→ **GIVEN RECORDS**:
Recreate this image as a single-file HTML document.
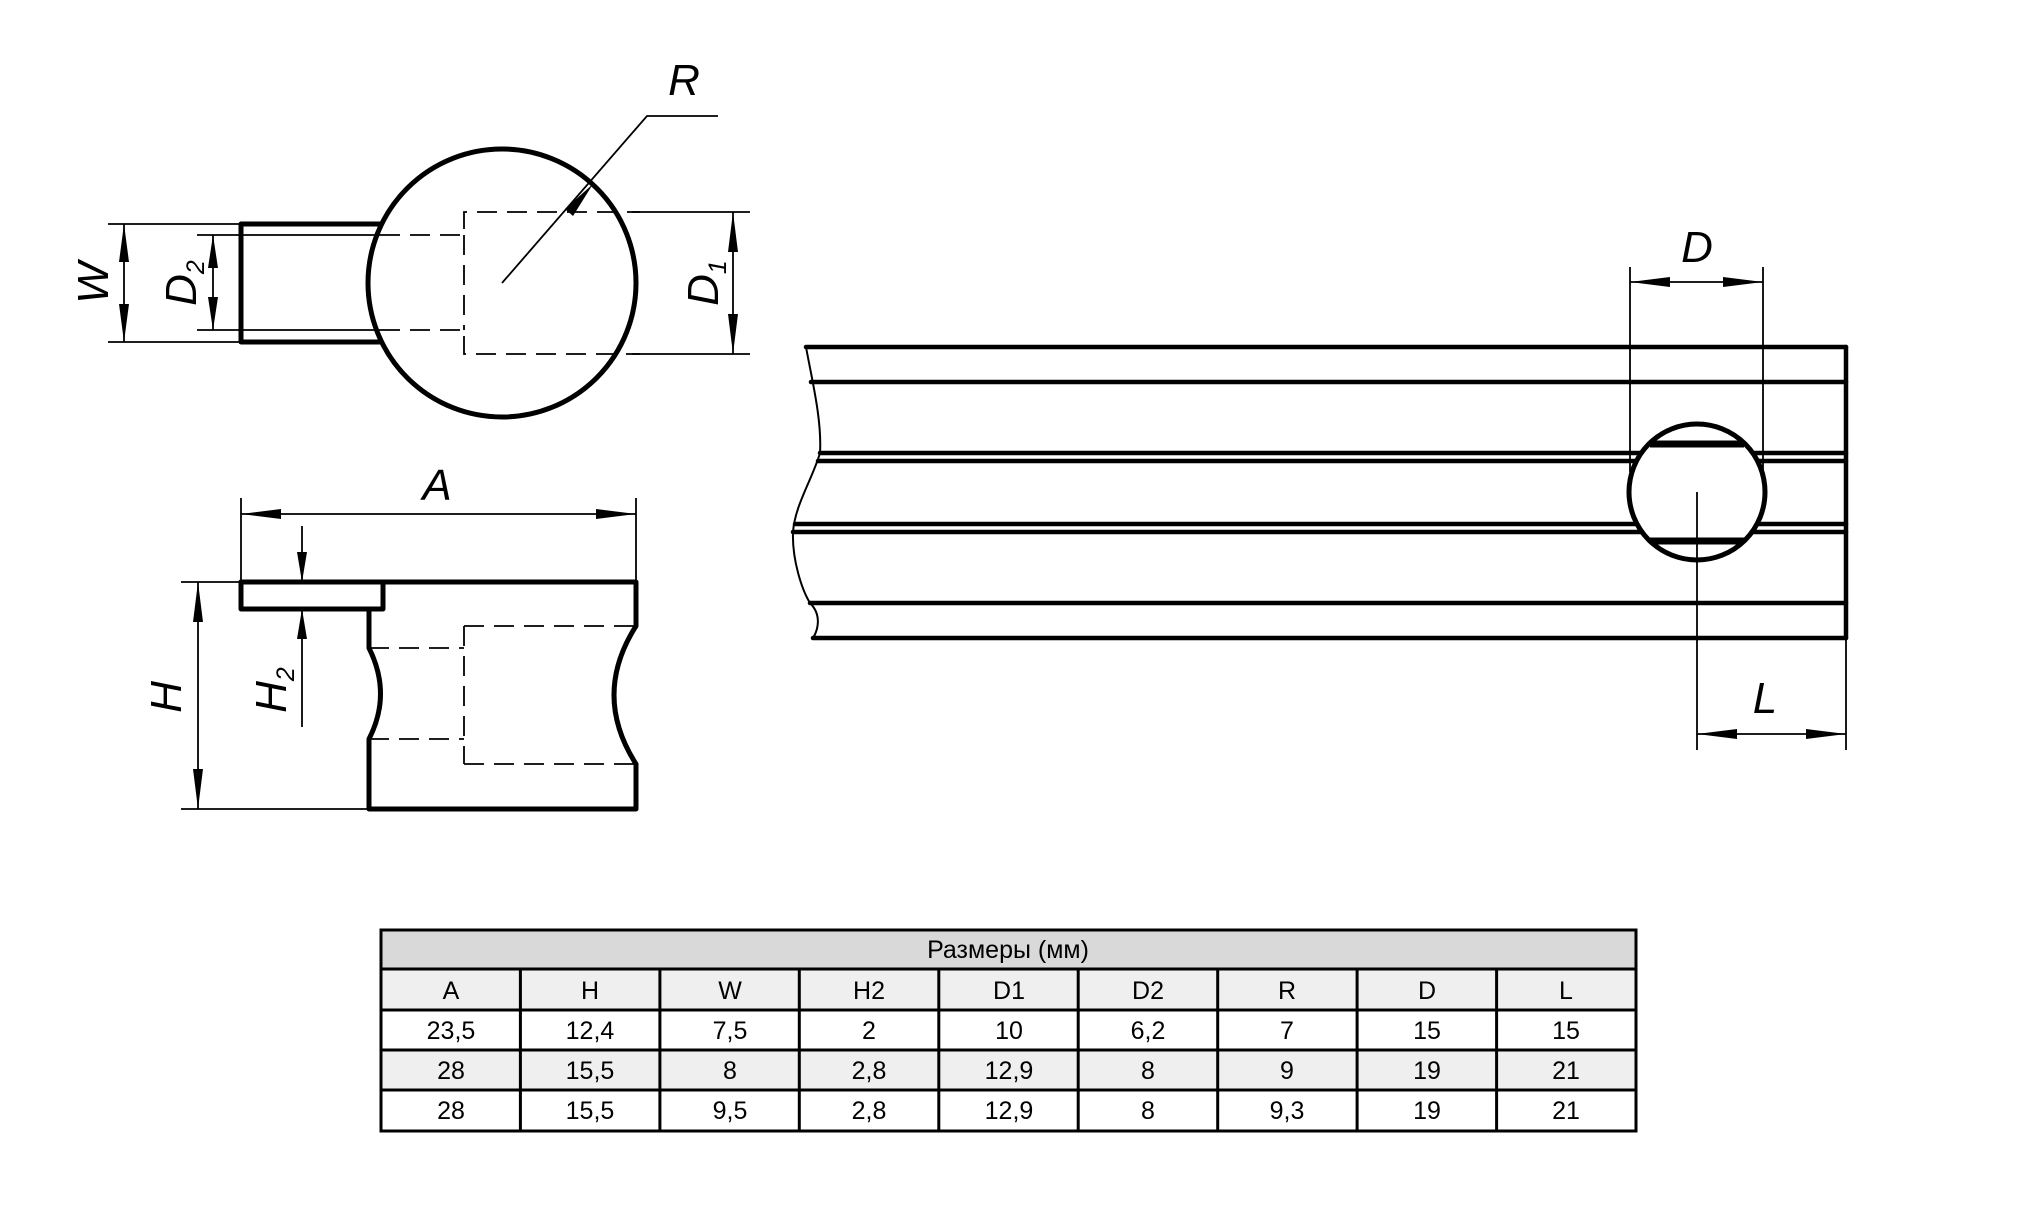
<!DOCTYPE html>
<html><head><meta charset="utf-8"><style>
html,body{margin:0;padding:0;background:#fff;}
svg{display:block;}
.k{stroke:#000;stroke-width:5;fill:none;stroke-linejoin:round;stroke-linecap:round}
.t{stroke:#000;stroke-width:1.8;fill:none}
.d{stroke:#000;stroke-width:1.8;fill:none;stroke-dasharray:20,10}
.lb{font-family:"Liberation Sans",sans-serif;font-style:italic;font-size:44px;fill:#000;text-anchor:middle}
.sb{font-size:25px}
.tt{font-family:"Liberation Sans",sans-serif;font-size:25px;fill:#000;text-anchor:middle}
</style></head><body>
<svg width="2020" height="1212" viewBox="0 0 2020 1212" xmlns="http://www.w3.org/2000/svg">
<circle cx="502" cy="283" r="134" class="k"/>
<path class="k" d="M380 224 L241 224 L241 342 L380 342"/>
<line class="t" x1="197" y1="235" x2="380" y2="235"/>
<line class="t" x1="197" y1="330" x2="380" y2="330"/>
<path class="d" d="M380 235 H464 V212 H640"/>
<path class="d" d="M380 330 H464 V354 H640"/>
<line class="d" x1="464" y1="235" x2="464" y2="330"/>
<line class="t" x1="632" y1="212" x2="750" y2="212"/>
<line class="t" x1="632" y1="354" x2="750" y2="354"/>
<line class="t" x1="108" y1="224" x2="241" y2="224"/>
<line class="t" x1="108" y1="342" x2="241" y2="342"/>
<line class="t" x1="124" y1="224" x2="124" y2="342"/>
<polygon points="124,224 119,262 129,262"/><polygon points="124,342 119,304 129,304"/>
<line class="t" x1="213" y1="235" x2="213" y2="330"/>
<polygon points="213,235 208,268 218,268"/><polygon points="213,330 208,297 218,297"/>
<line class="t" x1="733" y1="212" x2="733" y2="354"/>
<polygon points="733,212 728,252 738,252"/><polygon points="733,354 728,314 738,314"/>
<path class="t" d="M502 283 L647 116 H718"/>
<polygon points="593,184 573,216 565,209"/>
<text class="lb" transform="translate(92,283) rotate(-90)" dy="16">W</text>
<text class="lb" transform="translate(180,283) rotate(-90)" dy="16">D<tspan class="sb" dy="8">2</tspan></text>
<text class="lb" transform="translate(702,283) rotate(-90)" dy="16">D<tspan class="sb" dy="8">1</tspan></text>
<text class="lb" x="684" y="95">R</text>

<line class="t" x1="241" y1="498" x2="241" y2="582"/>
<line class="t" x1="636" y1="498" x2="636" y2="582"/>
<line class="t" x1="241" y1="514" x2="636" y2="514"/>
<polygon points="241,514 281,509 281,519"/><polygon points="636,514 596,509 596,519"/>
<text class="lb" x="437" y="500">A</text>
<path class="k" d="M241 582 H636 V626 Q592 695 636 764 V809 H369 V739 Q392 694 369 648 V609"/>
<rect class="k" x="241" y="582" width="142" height="27"/>
<path class="d" d="M369 648 H464 M369 739 H464 M464 626 V764 M464 626 H636 M464 764 H636"/>
<line class="t" x1="181" y1="582" x2="241" y2="582"/>
<line class="t" x1="181" y1="809" x2="369" y2="809"/>
<line class="t" x1="198" y1="582" x2="198" y2="809"/>
<polygon points="198,582 193,622 203,622"/><polygon points="198,809 193,769 203,769"/>
<line class="t" x1="302" y1="526" x2="302" y2="582"/>
<line class="t" x1="302" y1="609" x2="302" y2="727"/>
<polygon points="302,582 297,552 307,552"/><polygon points="302,609 297,639 307,639"/>
<text class="lb" transform="translate(165,697) rotate(-90)" dy="16">H</text>
<text class="lb" transform="translate(270,690) rotate(-90)" dy="16">H<tspan class="sb" dy="8">2</tspan></text>

<g class="k" style="stroke-width:4.5">
<line x1="806" y1="347" x2="1846" y2="347"/>
<line x1="811" y1="382" x2="1846" y2="382"/>
<line x1="820" y1="453" x2="1846" y2="453"/>
<line x1="818" y1="461" x2="1846" y2="461"/>
<line x1="795" y1="524" x2="1846" y2="524"/>
<line x1="793" y1="532" x2="1846" y2="532"/>
<line x1="810" y1="603" x2="1846" y2="603"/>
<line x1="813" y1="638" x2="1846" y2="638"/>
<line x1="1846" y1="347" x2="1846" y2="638"/>
</g>
<path class="t" style="stroke-width:2" d="M806 347 C812 380 822 420 820 453 C812 480 795 505 793 532 C792 560 802 590 810 603 C822 615 818 630 813 638"/>
<circle cx="1697" cy="492" r="70" fill="#fff" stroke="none"/>
<line x1="1650" y1="444" x2="1744" y2="444" stroke="#000" stroke-width="7"/>
<line x1="1650" y1="541" x2="1744" y2="541" stroke="#000" stroke-width="7"/>
<circle cx="1697" cy="492" r="68" class="k"/>
<line class="t" x1="1697" y1="492" x2="1697" y2="750"/>
<line class="t" x1="1630" y1="267" x2="1630" y2="472"/>
<line class="t" x1="1763" y1="267" x2="1763" y2="472"/>
<line class="t" x1="1630" y1="282" x2="1763" y2="282"/>
<polygon points="1630,282 1670,277 1670,287"/><polygon points="1763,282 1723,277 1723,287"/>
<text class="lb" x="1697" y="262">D</text>
<line class="t" x1="1846" y1="638" x2="1846" y2="750"/>
<line class="t" x1="1697" y1="734" x2="1846" y2="734"/>
<polygon points="1697,734 1737,729 1737,739"/><polygon points="1846,734 1806,729 1806,739"/>
<text class="lb" x="1765" y="713">L</text>

<rect x="381" y="930" width="1255" height="39" fill="#d9d9d9"/>
<rect x="381" y="969" width="1255" height="41" fill="#efefef"/>
<rect x="381" y="1050" width="1255" height="40" fill="#efefef"/>
<g stroke="#000" stroke-width="3" fill="none">
<rect x="381" y="930" width="1255" height="201"/>
<line x1="381" y1="969" x2="1636" y2="969"/>
<line x1="381" y1="1010" x2="1636" y2="1010"/>
<line x1="381" y1="1050" x2="1636" y2="1050"/>
<line x1="381" y1="1090" x2="1636" y2="1090"/>
<line x1="520.4" y1="969" x2="520.4" y2="1131"/>
<line x1="659.9" y1="969" x2="659.9" y2="1131"/>
<line x1="799.3" y1="969" x2="799.3" y2="1131"/>
<line x1="938.8" y1="969" x2="938.8" y2="1131"/>
<line x1="1078.2" y1="969" x2="1078.2" y2="1131"/>
<line x1="1217.7" y1="969" x2="1217.7" y2="1131"/>
<line x1="1357.1" y1="969" x2="1357.1" y2="1131"/>
<line x1="1496.6" y1="969" x2="1496.6" y2="1131"/>
</g>
<g class="tt">
<text x="1008" y="958">Размеры (мм)</text>
<text x="451" y="999">A</text><text x="590" y="999">H</text><text x="730" y="999">W</text><text x="869" y="999">H2</text><text x="1009" y="999">D1</text><text x="1148" y="999">D2</text><text x="1287" y="999">R</text><text x="1427" y="999">D</text><text x="1566" y="999">L</text>
<text x="451" y="1039">23,5</text><text x="590" y="1039">12,4</text><text x="730" y="1039">7,5</text><text x="869" y="1039">2</text><text x="1009" y="1039">10</text><text x="1148" y="1039">6,2</text><text x="1287" y="1039">7</text><text x="1427" y="1039">15</text><text x="1566" y="1039">15</text>
<text x="451" y="1079">28</text><text x="590" y="1079">15,5</text><text x="730" y="1079">8</text><text x="869" y="1079">2,8</text><text x="1009" y="1079">12,9</text><text x="1148" y="1079">8</text><text x="1287" y="1079">9</text><text x="1427" y="1079">19</text><text x="1566" y="1079">21</text>
<text x="451" y="1119">28</text><text x="590" y="1119">15,5</text><text x="730" y="1119">9,5</text><text x="869" y="1119">2,8</text><text x="1009" y="1119">12,9</text><text x="1148" y="1119">8</text><text x="1287" y="1119">9,3</text><text x="1427" y="1119">19</text><text x="1566" y="1119">21</text>
</g>
</svg>
</body></html>
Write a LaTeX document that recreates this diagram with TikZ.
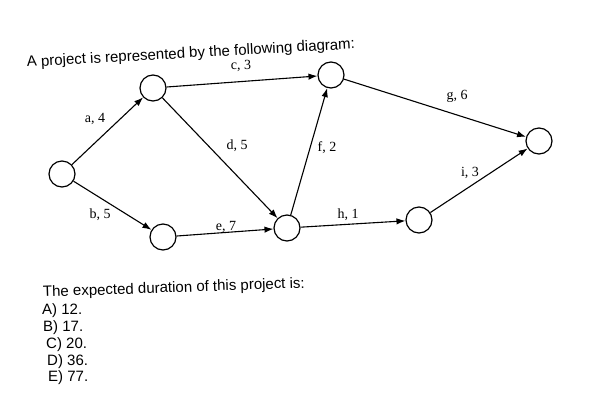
\documentclass[tikz,border=0pt]{standalone}
\usepackage{fontspec}
\setmainfont{Liberation Sans}
\newfontfamily\labelfont{Liberation Serif}
\usetikzlibrary{arrows.meta}

\begin{document}
\begin{tikzpicture}[x=1pt,y=-1pt,>={Latex[length=9pt,width=6.5pt]}]
\tikzset{
    ev/.style={%
        draw=black, line width=1.2pt,
        circle,
        minimum size=26pt,
        inner sep=0pt
        },
    act/.style={%
        ->, line width=1.1pt
        },
    lab/.style={%
        font=\labelfont\fontsize{14}{14}\selectfont,
        inner sep=0pt
        },
    txt/.style={%
        font=\fontsize{15}{15}\selectfont,
        anchor=base west,
        inner sep=0pt
        },
}
\useasboundingbox (0,0) rectangle (594,418);
%%%QUESTION
\node[txt, rotate=3.2] (intro) at (27,67) {A project is represented by the following diagram:};
\node[txt, rotate=2] (ask) at (43,297) {The expected duration of this project is:};
\node[txt] (optA) at (42,314) {A) 12.};
\node[txt] (optB) at (43,331) {B) 17.};
\node[txt] (optC) at (46,348) {C) 20.};
\node[txt] (optD) at (47,365) {D) 36.};
\node[txt] (optE) at (48,381) {E) 77.};
%%%EVENTS
\node[ev] (n1) at (62,174) {};
\node[ev] (n2) at (153,88) {};
\node[ev] (n3) at (331,75) {};
\node[ev] (n4) at (163,237) {};
\node[ev] (n5) at (287,228) {};
\node[ev] (n6) at (419,220) {};
\node[ev] (n7) at (539,141) {};
%%%ACTIVITIES
\draw[act] (n1) -- (n2);
\draw[act] (n1) -- (n4);
\draw[act] (n2) -- (n3);
\draw[act] (n2) -- (n5);
\draw[act] (n4) -- (n5);
\draw[act] (n5) -- (n3);
\draw[act] (n3) -- (n7);
\draw[act] (n5) -- (n6);
\draw[act] (n6) -- (n7);
%%%DURATIONS
\node[lab] (la) at (95,119) {a, 4};
\node[lab] (lb) at (100,215) {b, 5};
\node[lab] (lc) at (241,66) {c, 3};
\node[lab] (ld) at (237,146) {d, 5};
\node[lab] (le) at (226,227) {e, 7};
\node[lab] (lf) at (327,148) {f, 2};
\node[lab] (lg) at (457,96) {g, 6};
\node[lab] (lh) at (348,215) {h, 1};
\node[lab] (li) at (470,173) {i, 3};
\end{tikzpicture}
\end{document}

→ **WRITTEN PROBLEM**:
Every line that holds the word "this" should be extracted.

→ **FINAL RESULT**:
Recreate this image as a single-file HTML document.
Write a LaTeX document that recreates this diagram with TikZ.
\node[txt, rotate=2] (ask) at (43,297) {The expected duration of this project is:};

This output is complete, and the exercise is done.